The epoch has, on the other hand, more than an historical significance. It brought into music the expression of three geniuses of the highest order. Each has its own special charm, its own character, its own power. One should not be valued by comparison with the others. What Haydn gave, what Mozart gave, and what Beethoven gave, all are of lasting beauty and of lasting worth. From Haydn the common joys and a touch of the common sorrows of people here under the sun; from Mozart a grace that is more of the fairies, a voice from other stars singing a divine melody; from Beethoven the great emotions, great depths of despair, great heights of exaltation, half man, half god, of that heroic stuff of which Titans were made.
FOOTNOTES:
[30] Geschichte des Klavierspiels und der Klavierlitteratur.
CHAPTER V
PIANOFORTE MUSIC AT THE TIME OF BEETHOVEN
The broadening of technical possibilities and its consequences—Minor disciples of Mozart and Beethoven: J. N. Hummel; J. B. Cramer; John Field; other contemporaries—The pioneers in new forms: Weber and Schubert; technical characteristics of Weber’s style; Weber’s sonatas, etc.; the Conzertstück; qualities of Weber’s pianoforte music—Franz Schubert as pianoforte composer; his sonatas; miscellaneous works; the impromptus; the Moments musicaux—The Weber-Schubert era and the dawn of the Romantic spirit.

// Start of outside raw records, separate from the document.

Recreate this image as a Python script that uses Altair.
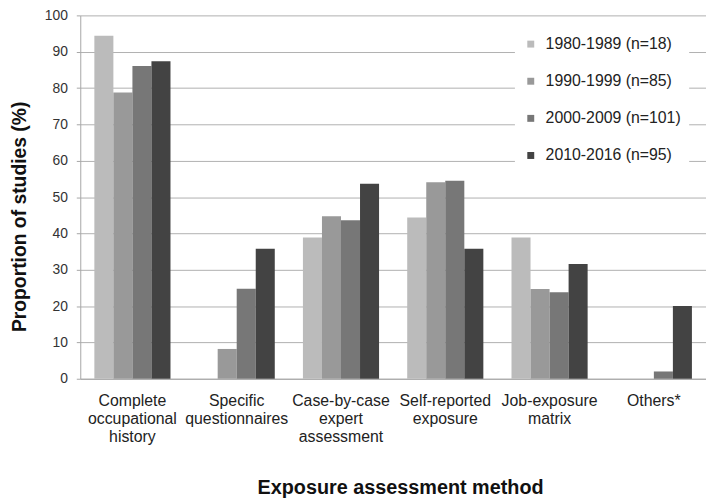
import altair as alt
import pandas as pd

categories = [
    "Complete|occupational|history",
    "Specific|questionnaires",
    "Case-by-case|expert|assessment",
    "Self-reported|exposure",
    "Job-exposure|matrix",
    "Others*",
]
series = ["1980-1989 (n=18)", "1990-1999 (n=85)", "2000-2009 (n=101)", "2010-2016 (n=95)"]
v1980 = [94.4, 0.0, 38.9, 44.4, 38.9, 0.0]
v1990 = [78.8, 8.2, 44.7, 54.1, 24.7, 0.0]
v2000 = [86.1, 24.8, 43.6, 54.5, 23.8, 2.0]
v2010 = [87.4, 35.8, 53.7, 35.8, 31.6, 20.0]
colors = ["#bbbbbb", "#999999", "#777777", "#434343"]
y_ticks = list(range(0, 101, 10))

rows = []
for s, vals in zip(series, [v1980, v1990, v2000, v2010]):
    for c, v in zip(categories, vals):
        rows.append({"method": c, "period": s, "value": v})
df = pd.DataFrame(rows)

chart = alt.Chart(df).mark_bar().encode(
    x=alt.X(
        "method:N",
        sort=categories,
        scale=alt.Scale(paddingInner=0.27, paddingOuter=0.135),
        axis=alt.Axis(
            title="Exposure assessment method",
            labelExpr="split(datum.label, '|')",
            labelAngle=0,
            ticks=False,
            labelPadding=14,
            labelFontSize=16,
            labelLineHeight=18,
            labelBaseline="top",
            labelColor="#222222",
            domainColor="#a6a6a6",
            titleFontSize=20,
            titleFontWeight="bold",
            titleY=116,
            titleX=323,
            titleAlign="center",
            titleBaseline="alphabetic",
            titleColor="#111111",
            grid=False,
        ),
    ),
    xOffset=alt.XOffset("period:N", sort=series, scale=alt.Scale(paddingInner=0, paddingOuter=0)),
    y=alt.Y(
        "value:Q",
        scale=alt.Scale(domain=[0, 100]),
        axis=alt.Axis(
            values=y_ticks,
            title="Proportion of studies (%)",
            labelFontSize=14,
            labelPadding=9,
            labelColor="#333333",
            tickSize=4,
            tickColor="#a6a6a6",
            domainColor="#a6a6a6",
            gridColor="#b0b0b0",
            titleFontSize=19.5,
            titleFontWeight="bold",
            titleColor="#111111",
            titleX=-61,
            titleY=203,
            titleAlign="center",
            titleBaseline="middle",
        ),
    ),
    color=alt.Color(
        "period:N",
        sort=series,
        title=None,
        scale=alt.Scale(domain=series, range=colors),
        legend=alt.Legend(
            orient="none",
            legendX=439,
            legendY=13,
            labelFontSize=16,
            labelColor="#222222",
            symbolType="square",
            symbolSize=49,
            symbolStrokeWidth=0,
            labelOffset=7,
            rowPadding=21.5,
            fillColor="white",
            padding=8,
        ),
    ),
).properties(
    width=632,
    height=367,
    autosize=alt.AutoSizeParams(type="none"),
    padding={"left": 73, "top": 5, "right": 0, "bottom": 120},
).configure(font="Liberation Sans").configure_view(strokeWidth=0)

chart.save("out.html", embed_options={"renderer": "svg", "actions": False})
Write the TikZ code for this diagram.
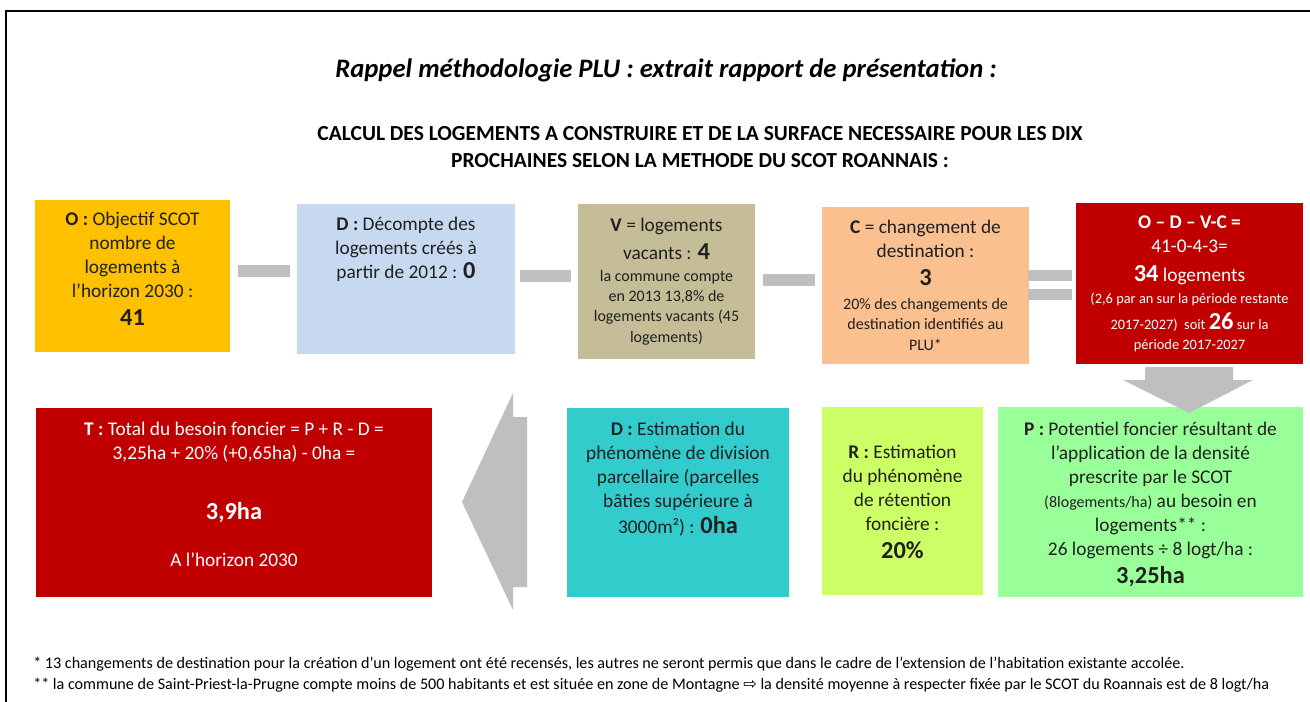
\documentclass[tikz,border=0pt]{standalone}
\usepackage{fontspec}
\setmainfont{Carlito}
\newfontfamily\flechefont{DejaVu Sans}
\usetikzlibrary{positioning}

\definecolor{txt}{HTML}{202020}
\definecolor{gris}{HTML}{BFBFBF}
\definecolor{cObj}{HTML}{FFC000}
\definecolor{cDec}{HTML}{C6D9F1}
\definecolor{cVac}{HTML}{C4BD97}
\definecolor{cChg}{HTML}{FAC090}
\definecolor{cRouge}{HTML}{C00000}
\definecolor{cDiv}{HTML}{33CCCC}
\definecolor{cRet}{HTML}{CCFF66}
\definecolor{cPot}{HTML}{99FF99}

\newcommand{\chiffre}[1]{{\fontsize{18.3}{20}\selectfont\bfseries #1}}
\newcommand{\petit}{\fontsize{12}{15}\selectfont}
\newcommand{\minus}{\fontsize{10.8}{16.5}\selectfont}

\begin{document}
\begin{tikzpicture}[x=0.75pt, y=-0.75pt,
  boite/.style={rectangle, inner sep=0pt},
  texte/.style={inner sep=0pt, text=txt, font=\fontsize{14.5}{18}\selectfont, align=flush center},
  barre/.style={rectangle, fill=gris, inner sep=0pt, minimum width=39pt, minimum height=9pt},
  note/.style={anchor=west, inner sep=0pt, font=\fontsize{12.1}{15}\selectfont}
]
  \useasboundingbox (0,0) rectangle (1310,702);
  \draw[line width=1.5pt] (6,702) -- (6,11) -- (1310,11);

  % titres
  \node[font=\fontsize{20}{24}\selectfont\bfseries\itshape] (titre) at (666,70) {Rappel méthodologie PLU : extrait rapport de présentation :};
  \node[font=\fontsize{16.1}{20}\selectfont\bfseries, align=center] (soustitre) at (700,147) {CALCUL DES LOGEMENTS A CONSTRUIRE ET DE LA SURFACE NECESSAIRE POUR LES DIX\\PROCHAINES SELON LA METHODE DU SCOT ROANNAIS :};

  % ligne du haut : O - D - V - C = ...
  \node[boite, fill=cObj, minimum width=146.25pt, minimum height=114pt] (O) at (132.5,276) {};
  \node[texte, text width=144pt, below=9pt of O.north] (Otexte)
    {\textbf{O :} Objectif SCOT\\nombre de\\logements à\\l’horizon 2030 :\\[3pt]\chiffre{41}};
  \node[boite, fill=cDec, minimum width=163.5pt, minimum height=112.5pt] (D) at (406,279) {};
  \node[texte, text width=160pt, below=9.5pt of D.north] (Dtexte)
    {\textbf{D :} Décompte des\\logements créés à\\partir de 2012 : \chiffre{0}};
  \node[boite, fill=cVac, minimum width=132.75pt, minimum height=116.25pt] (V) at (666.5,281.5) {};
  \node[texte, text width=131pt, below=10.25pt of V.north] (Vtexte)
    {\textbf{V} = logements\\[3pt]vacants : \chiffre{4}\\[1.5pt]\petit la commune compte\\en 2013 13,8\% de\\logements vacants (45\\[-2pt]logements)};
  \node[boite, fill=cChg, minimum width=155.25pt, minimum height=117.75pt] (C) at (925.5,285.5) {};
  \node[texte, text width=153pt, below=9.5pt of C.north] (Ctexte)
    {\textbf{C} = changement de\\destination :\\[3pt]\chiffre{3}\\[3pt]\petit 20\% des changements de\\destination identifiés au\\[-2pt]PLU*};
  \node[boite, fill=cRouge, minimum width=170.25pt, minimum height=120.75pt] (res) at (1189.5,283.5) {};
  \node[texte, text=white, text width=168pt, below=9.5pt of res.north] (restexte)
    {\textbf{O – D – V-C =}\\41-0-4-3=\\[4pt]\chiffre{34} logements\\\minus (2,6 par an sur la période restante\\[3pt]2017-2027)~ soit \chiffre{26} sur la\\[-3pt]période 2017-2027};

  % signes - - - =
  \node[barre] (moins1) at (264,271) {};
  \node[barre, minimum width=38.25pt] (moins2) at (545.5,276.5) {};
  \node[barre] (moins3) at (789,280.5) {};
  \node[barre, minimum width=33pt, minimum height=8.25pt] (egal1) at (1050,275.5) {};
  \node[barre, minimum width=33pt, minimum height=8.25pt] (egal2) at (1050,294.5) {};

  % ligne du bas : T <- D  R  P
  \node[boite, fill=cRouge, minimum width=297pt, minimum height=141.75pt] (T) at (234,502.5) {};
  \node[texte, text=white, text width=294pt, below=10.25pt of T.north] (Ttexte)
    {\textbf{T :} Total du besoin foncier = P + R - D =\\3,25ha + 20\% (+0,65ha) - 0ha =\\[27pt]\chiffre{3,9ha}\\[17.5pt]A l’horizon 2030};
  \node[boite, fill=cDiv, minimum width=166.5pt, minimum height=141.75pt] (Ddiv) at (678,502.5) {};
  \node[texte, text width=164pt, below=10.25pt of Ddiv.north] (Ddivtexte)
    {\textbf{D :} Estimation du\\phénomène de division\\parcellaire (parcelles\\bâties supérieure à\\[2pt]3000m²) : \chiffre{0ha}};
  \node[boite, fill=cRet, minimum width=120.75pt, minimum height=141pt] (R) at (902.5,501) {};
  \node[texte, text width=119pt, below=28.25pt of R.north] (Rtexte)
    {\textbf{R :} Estimation\\du phénomène\\de rétention\\foncière :\\[3pt]\chiffre{20\%}};
  \node[boite, fill=cPot, minimum width=228.75pt, minimum height=142.5pt] (P) at (1150.5,502) {};
  \node[texte, text width=226pt, below=11pt of P.north] (Ptexte)
    {\textbf{P :} Potentiel foncier résultant de\\l’application de la densité\\prescrite par le SCOT\\{\petit (8logements/ha)} au besoin en\\logements** :\\26 logements ÷ 8 logt/ha :\\[3pt]\chiffre{3,25ha}};

  % grosses flèches
  \fill[gris] (1145,367) -- (1233,367) -- (1233,380) -- (1253,380) -- (1189,413) -- (1123,380) -- (1145,380) -- cycle;
  \fill[gris] (527,417) -- (527,587) -- (513,587) -- (513,610) -- (462,502) -- (513,393) -- (513,417) -- cycle;

  % notes
  \node[note] (note1) at (33,664) {* 13 changements de destination pour la création d’un logement ont été recensés, les autres ne seront permis que dans le cadre de l’extension de l’habitation existante accolée.};
  \node[note] (note2) at (33,685) {** la commune de Saint-Priest-la-Prugne compte moins de 500 habitants et est située en zone de Montagne {\flechefont ⇨} la densité moyenne à respecter fixée par le SCOT du Roannais est de 8 logt/ha};
\end{tikzpicture}
\end{document}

Beethoven developed his own pianoforte technique to respond to his own great need of self-expression. He not so much consulted the qualities of the piano as demanded that it conform to his ideas. These ideas were, in many cases, as grand as those which have later called upon the full resources of the orchestra; and, therefore, as we have said, he called upon the piano to do the full service of the orchestra. As a result the instrument was taxed to its uttermost limits; but within those limits lay many effects which were of no service to Beethoven. Out of these effects a new race of musicians was to build a new style of music. There grew up a technique, slave to the instrument, which with well-nigh countless composers was an end in itself. With most of these composers there was a dearth of ideas, but they rendered a service to the art which must be acknowledged.